Afrikas älteste Befreiungsbewegung ist mit der Wahl Zumas an einem Wendepunkt angelangt. Die knapp 100-jährige Partei steht vor der Spaltung. Selbst der legendäre Anti-Apartheid-Kämpfer Nelson Mandela äußerte sich erschüttert über den Zustand des ANC. Dagegen löste die Wahl Zumas bei den Armen Jubel aus - und ließ zugleich die Träume des nun scheidenden ANC-Chefs, Präsident Thabo Mbeki, über eine Absicherung seiner letzten Amtsjahre zerplatzen.

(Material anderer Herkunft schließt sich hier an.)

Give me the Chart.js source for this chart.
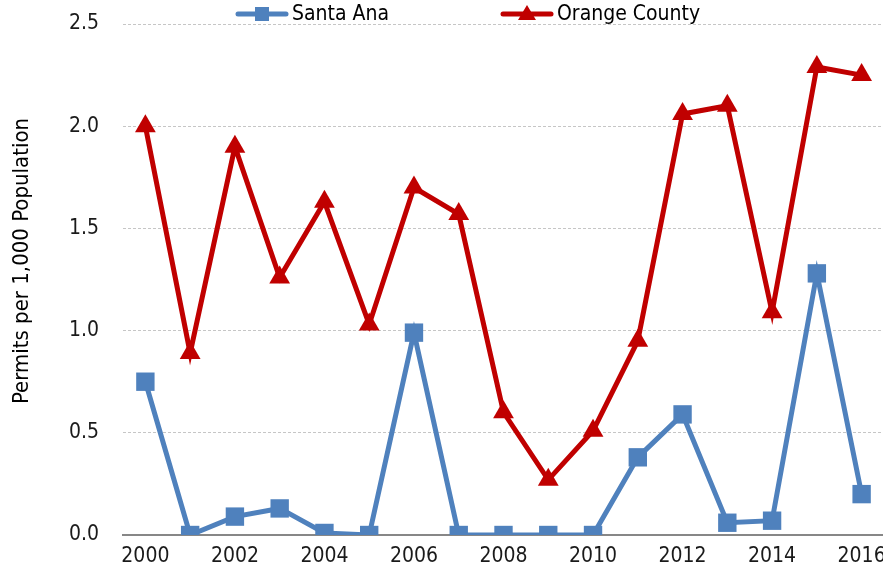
<!DOCTYPE html>
<html>
<head>
<meta charset="utf-8">
<script src="https://cdn.jsdelivr.net/npm/chart.js@4"></script>
<style>
  html, body { margin: 0; padding: 0; background: #fff; overflow: hidden; width: 883px; height: 581px; }
  /* a bit wider than the page: Chart.js keeps a right margin for the last label */
  #wrap { width: 897px; height: 581px; position: relative; }
  canvas { display: block; }
</style>
</head>
<body>
<div id="wrap"><canvas id="chart"></canvas></div>
<script>
// Years on the x axis
const years = ['2000', '2001', '2002', '2003', '2004', '2005', '2006', '2007', '2008',
  '2009', '2010', '2011', '2012', '2013', '2014', '2015', '2016'];

// Permits per 1,000 population
const santaAna = [0.75, 0, 0.09, 0.13, 0.01, 0, 0.99, 0, 0, 0, 0, 0.38, 0.59, 0.06, 0.07, 1.28, 0.2];
const orangeCounty = [2.0, 0.89, 1.9, 1.26, 1.63, 1.03, 1.7, 1.57, 0.6, 0.27, 0.51, 0.95, 2.06, 2.1, 1.09, 2.29, 2.25];

const seriesNames = ['Santa Ana', 'Orange County'];
const yTitle = 'Permits per 1,000 Population';

const blue = '#4f81bd';
const red = '#c00000';
const font = "'DejaVu Sans Condensed', 'Liberation Sans Narrow', sans-serif";

// Legend with line + marker, drawn like the spreadsheet legend
const legendPlugin = {
  id: 'lineLegend',
  afterDraw(chart) {
    const ctx = chart.ctx;
    const items = [
      { x: 236, color: blue, marker: 'square', text: seriesNames[0] },
      { x: 501, color: red, marker: 'triangle', text: seriesNames[1] },
    ];
    const y = 14;
    ctx.save();
    items.forEach((it) => {
      ctx.strokeStyle = it.color;
      ctx.lineWidth = 5;
      ctx.lineCap = 'round';
      ctx.beginPath();
      ctx.moveTo(it.x + 2, y);
      ctx.lineTo(it.x + 50, y);
      ctx.stroke();
      ctx.fillStyle = it.color;
      const cx = it.x + 26;
      if (it.marker === 'square') {
        ctx.fillRect(cx - 7, y - 7, 14, 14);
      } else {
        ctx.beginPath();
        ctx.moveTo(cx, y - 9);
        ctx.lineTo(cx + 9, y + 6);
        ctx.lineTo(cx - 9, y + 6);
        ctx.closePath();
        ctx.fill();
      }
      ctx.fillStyle = '#000';
      ctx.font = '21px ' + font;
      ctx.textBaseline = 'middle';
      ctx.textAlign = 'left';
      ctx.fillText(it.text, it.x + 56, y + 1);
    });

    // Y axis title
    ctx.translate(22, 261);
    ctx.rotate(-Math.PI / 2);
    ctx.fillStyle = '#000';
    ctx.font = '22px ' + font;
    ctx.textAlign = 'center';
    ctx.textBaseline = 'middle';
    ctx.fillText(yTitle, 0, 0);
    ctx.restore();
  },
};

new Chart(document.getElementById('chart'), {
  type: 'line',
  data: {
    labels: years,
    datasets: [
      {
        label: seriesNames[0],
        data: santaAna,
        borderColor: blue,
        backgroundColor: blue,
        borderWidth: 5,
        pointStyle: 'rect',
        pointRadius: 13,
        pointHoverRadius: 13,
        pointBorderWidth: 0,
        tension: 0,
      },
      {
        label: seriesNames[1],
        data: orangeCounty,
        borderColor: red,
        backgroundColor: red,
        borderWidth: 5,
        pointStyle: 'triangle',
        pointRadius: 12,
        pointHoverRadius: 12,
        pointBorderWidth: 0,
        tension: 0,
      },
    ],
  },
  options: {
    responsive: true,
    maintainAspectRatio: false,
    animation: false,
    layout: { padding: { top: 24, right: 0, left: 0, bottom: 0 } },
    plugins: {
      legend: { display: false },
      tooltip: { enabled: false },
    },
    scales: {
      x: {
        offset: true,
        grid: { display: false, drawTicks: false },
        border: { color: '#878787', width: 2 },
        ticks: {
          autoSkip: false,
          maxRotation: 0,
          padding: 9,
          color: '#1a1a1a',
          font: { family: font, size: 21 },
          callback: function (value, index) {
            return index % 2 === 0 ? this.getLabelForValue(value) : '';
          },
        },
        afterFit(scale) {
          scale.height = 46;
        },
      },
      y: {
        min: 0,
        max: 2.5,
        grid: {
          color: '#c6c6c6',
          lineWidth: 1,
          drawTicks: false,
        },
        border: { display: false, dash: [3, 2] },
        ticks: {
          stepSize: 0.5,
          padding: 24,
          color: '#1a1a1a',
          font: { family: font, size: 21 },
          callback: (v) => v.toFixed(1),
        },
        afterFit(scale) {
          scale.width = 123;
          scale.paddingTop = 0;
          scale.paddingBottom = 0;
        },
      },
    },
  },
  plugins: [legendPlugin],
});
</script>
</body>
</html>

Kritiker werfen Mbeki vor, sich von der Basis entfremdet zu haben. Dort steigt die Ungeduld. Zweieinhalb Jahre vor der Fußball-Weltmeisterschaft 2010 in Südafrika, fühlt sich die Basis von einer arrogant empfundenen politischen Klasse nicht mehr verstanden. Armut, Kriminalität, Aids und Fachkräftemangel haben den Kap-Staat im Griff. Zuma verspricht das "bessere Leben", von dem die Masse der 48 Millionen Südafrikaner träumt. Experten erwarten nun den Beginn einer neuen Ära. Doch wie diese aussieht, ist noch unklar. Die Unsicherheit über Zumas Wirtschaftspolitik beunruhigt zwar Investoren, doch die Abwahl des bisherigen ANC-Chefs gilt auch als ein Beleg für die junge Demokratie des Landes.